#### Exercise:
Your output is the lines from the first one to the one containing "if (!canvas) return;", repeated exactly, with images left out.

#### Provided material:
"""

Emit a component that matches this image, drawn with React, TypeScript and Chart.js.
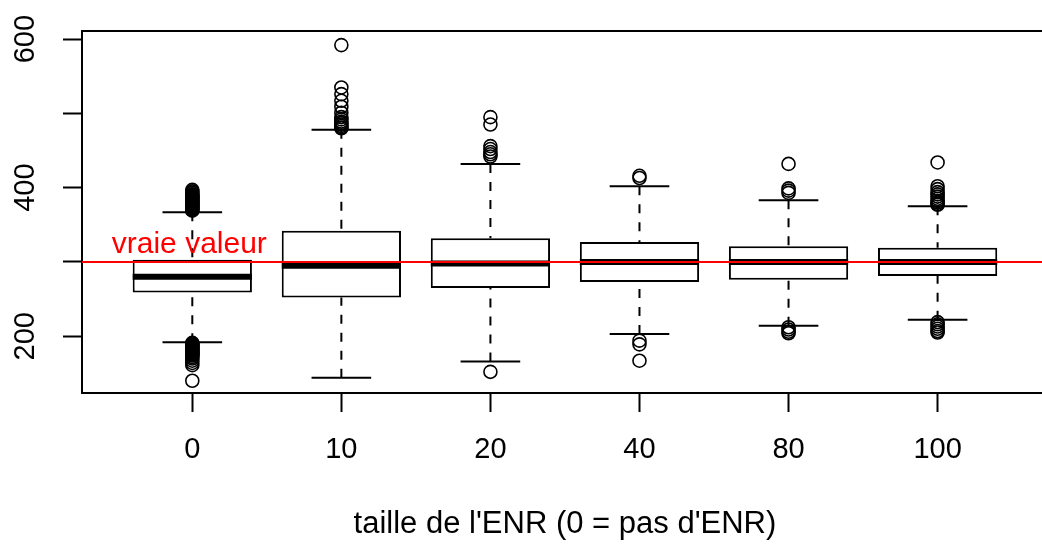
import { useEffect, useRef } from 'react';
import { Chart, registerables } from 'chart.js';

Chart.register(...registerables);

// ---- data ----
const categories = ['0', '10', '20', '40', '80', '100'];
const whiskerLow = [192, 144, 166, 203, 214, 222];
const q1 = [259, 252, 265, 273, 276, 281];
const median = [280, 295, 298, 300, 300, 300];
const q3 = [303, 342, 332, 327, 321, 319];
const whiskerHigh = [367, 478, 432, 402, 383, 375];

const outliers0 = [
  369, 370, 371, 372, 373, 374, 375, 376, 377, 378, 379, 380, 381, 382, 383, 384, 385,
  386, 387, 388, 389, 390, 391, 393, 395, 397,
  191, 190, 189, 188, 187, 186, 185, 184, 183, 182, 181, 180, 179, 178, 177, 176, 175,
  174, 172, 170, 167, 164, 161, 140,
];
const outliers10 = [592, 535, 526, 517, 509, 501, 495, 492, 489, 487, 485, 483, 481, 480];
const outliers20 = [495, 485, 456, 452, 448, 445, 442, 152];
const outliers40 = [416, 413, 194, 189, 167];
const outliers80 = [432, 399, 396, 393, 212, 209, 206, 204];
const outliers100 = [434, 402, 398, 394, 391, 388, 385, 382, 380, 378, 377, 219, 216, 213, 210, 207, 205];
const outlierSets = [outliers0, outliers10, outliers20, outliers40, outliers80, outliers100];

const yTickValues = [200, 300, 400, 500, 600];
const yTickLabels = ['200', '', '400', '', '600'];
const trueValue = 300;
const trueLabel = 'vraie valeur';
const xTitle = "taille de l'ENR (0 = pas d'ENR)";

const FONT = '"Liberation Sans", Arial, Helvetica, sans-serif';

export default function App() {
  const ref = useRef<HTMLCanvasElement>(null);

  useEffect(() => {
    const canvas = ref.current;
    if (!canvas) return;

    const extras = {
      id: 'boxExtras',
      afterDatasetsDraw(chart: any) {
        const { ctx, chartArea, scales } = chart;
        const x = scales.x;
        const y = scales.y;
        ctx.save();
        ctx.strokeStyle = '#000';
        ctx.lineCap = 'butt';
        for (let i = 0; i < categories.length; i++) {
          const cx = x.getPixelForValue(i + 1);
          const half = x.getPixelForValue(i + 1 + 0.4) - cx;
          const capHalf = half / 2;
          // dashed whiskers (drawn from whisker end toward the box)
          ctx.lineWidth = 2;
          ctx.setLineDash([9, 9]);
          ctx.beginPath();
          ctx.moveTo(cx, y.getPixelForValue(whiskerHigh[i]));
          ctx.lineTo(cx, y.getPixelForValue(q3[i]));
          ctx.moveTo(cx, y.getPixelForValue(whiskerLow[i]));
          ctx.lineTo(cx, y.getPixelForValue(q1[i]));
          ctx.stroke();
          ctx.setLineDash([]);
          // caps
          ctx.beginPath();
          ctx.moveTo(cx - capHalf, y.getPixelForValue(whiskerHigh[i]));
          ctx.lineTo(cx + capHalf, y.getPixelForValue(whiskerHigh[i]));
          ctx.moveTo(cx - capHalf, y.getPixelForValue(whiskerLow[i]));
          ctx.lineTo(cx + capHalf, y.getPixelForValue(whiskerLow[i]));
          ctx.stroke();
          // median
          ctx.lineWidth = 6;
          ctx.beginPath();
          ctx.moveTo(cx - half, y.getPixelForValue(median[i]));
          ctx.lineTo(cx + half, y.getPixelForValue(median[i]));
          ctx.stroke();
        }
        // top and right frame
        ctx.lineWidth = 2;
        ctx.beginPath();
        ctx.moveTo(chartArea.left, chartArea.top);
        ctx.lineTo(chartArea.right, chartArea.top);
        ctx.lineTo(chartArea.right, chartArea.bottom);
        ctx.stroke();
        // true value line
        const ty = y.getPixelForValue(trueValue);
        ctx.strokeStyle = '#ff0000';
        ctx.lineWidth = 2;
        ctx.beginPath();
        ctx.moveTo(chartArea.left, ty);
        ctx.lineTo(chartArea.right, ty);
        ctx.stroke();
        ctx.fillStyle = '#ff0000';
        ctx.font = `30px ${FONT}`;
        ctx.textAlign = 'center';
        ctx.textBaseline = 'alphabetic';
        ctx.fillText(trueLabel, x.getPixelForValue(1) - 3, ty - 9);
        ctx.restore();
      },
    };

    const boxData = categories.map((_, i) => ({ x: i + 1, y: [q1[i], q3[i]] }));
    const outlierData: { x: number; y: number }[] = [];
    outlierSets.forEach((set, i) => set.forEach((v) => outlierData.push({ x: i + 1, y: v })));

    const chart = new Chart(canvas, {
      type: 'bar',
      data: {
        datasets: [
          {
            type: 'bar',
            data: boxData as any,
            backgroundColor: '#ffffff',
            borderColor: '#000000',
            borderWidth: 2,
            borderSkipped: false,
            barPercentage: 0.8,
            categoryPercentage: 1,
            order: 2,
          } as any,
          {
            type: 'scatter',
            data: outlierData,
            pointRadius: 6.5,
            pointBorderWidth: 1.6,
            pointBorderColor: '#000000',
            pointBackgroundColor: 'rgba(0,0,0,0)',
            showLine: false,
            order: 1,
          } as any,
        ],
      },
      options: {
        animation: false,
        responsive: false,
        events: [],
        layout: { padding: { left: 0, top: 31, right: 1, bottom: 0 } },
        plugins: { legend: { display: false }, tooltip: { enabled: false } },
        scales: {
          x: {
            type: 'linear',
            min: 0.26,
            max: 6.74,
            offset: false,
            afterBuildTicks: (s: any) => {
              s.ticks = categories.map((_, i) => ({ value: i + 1 }));
            },
            afterFit: (s: any) => {
              s.height = 151;
            },
            ticks: {
              autoSkip: false,
              maxRotation: 0,
              minRotation: 0,
              padding: 21,
              color: '#000',
              font: { family: FONT, size: 29 },
              callback: (v: any) => categories[Number(v) - 1] ?? '',
            },
            grid: {
              display: true,
              offset: false,
              drawOnChartArea: false,
              drawTicks: true,
              tickLength: 19,
              tickColor: '#000',
              tickWidth: 2,
            },
            border: { display: true, color: '#000', width: 2 },
            title: {
              display: true,
              text: xTitle,
              color: '#000',
              font: { family: FONT, size: 31, lineHeight: 1.2 },
              padding: { top: 0, bottom: 1 },
            },
          },
          y: {
            type: 'linear',
            min: 123.5,
            max: 611,
            afterBuildTicks: (s: any) => {
              s.ticks = yTickValues.map((v) => ({ value: v }));
            },
            afterFit: (s: any) => {
              s.width = 82;
            },
            ticks: {
              autoSkip: false,
              minRotation: 90,
              maxRotation: 90,
              crossAlign: 'center',
              padding: 13,
              color: '#000',
              font: { family: FONT, size: 29 },
              callback: (v: any) => {
                const k = yTickValues.indexOf(Number(v));
                return k >= 0 ? yTickLabels[k] : '';
              },
            },
            grid: {
              display: true,
              drawOnChartArea: false,
              drawTicks: true,
              tickLength: 19,
              tickColor: '#000',
              tickWidth: 2,
            },
            border: { display: true, color: '#000', width: 2 },
          },
        },
      },
      plugins: [extras],
    } as any);

    return () => chart.destroy();
  }, []);

  return (
    <div
      style={{
        position: 'absolute',
        left: 0,
        top: 0,
        width: 1042,
        height: 544,
        overflow: 'hidden',
        background: '#ffffff',
      }}
    >
      <canvas ref={ref} width={1056} height={544} style={{ display: 'block' }} />
    </div>
  );
}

"""

#### Final result:
Emit a component that matches this image, drawn with React, TypeScript and Chart.js.
import { useEffect, useRef } from 'react';
import { Chart, registerables } from 'chart.js';

Chart.register(...registerables);

// ---- data ----
const categories = ['0', '10', '20', '40', '80', '100'];
const whiskerLow = [192, 144, 166, 203, 214, 222];
const q1 = [259, 252, 265, 273, 276, 281];
const median = [280, 295, 298, 300, 300, 300];
const q3 = [303, 342, 332, 327, 321, 319];
const whiskerHigh = [367, 478, 432, 402, 383, 375];

const outliers0 = [
  369, 370, 371, 372, 373, 374, 375, 376, 377, 378, 379, 380, 381, 382, 383, 384, 385,
  386, 387, 388, 389, 390, 391, 393, 395, 397,
  191, 190, 189, 188, 187, 186, 185, 184, 183, 182, 181, 180, 179, 178, 177, 176, 175,
  174, 172, 170, 167, 164, 161, 140,
];
const outliers10 = [592, 535, 526, 517, 509, 501, 495, 492, 489, 487, 485, 483, 481, 480];
const outliers20 = [495, 485, 456, 452, 448, 445, 442, 152];
const outliers40 = [416, 413, 194, 189, 167];
const outliers80 = [432, 399, 396, 393, 212, 209, 206, 204];
const outliers100 = [434, 402, 398, 394, 391, 388, 385, 382, 380, 378, 377, 219, 216, 213, 210, 207, 205];
const outlierSets = [outliers0, outliers10, outliers20, outliers40, outliers80, outliers100];

const yTickValues = [200, 300, 400, 500, 600];
const yTickLabels = ['200', '', '400', '', '600'];
const trueValue = 300;
const trueLabel = 'vraie valeur';
const xTitle = "taille de l'ENR (0 = pas d'ENR)";

const FONT = '"Liberation Sans", Arial, Helvetica, sans-serif';

export default function App() {
  const ref = useRef<HTMLCanvasElement>(null);

  useEffect(() => {
    const canvas = ref.current;
    if (!canvas) return;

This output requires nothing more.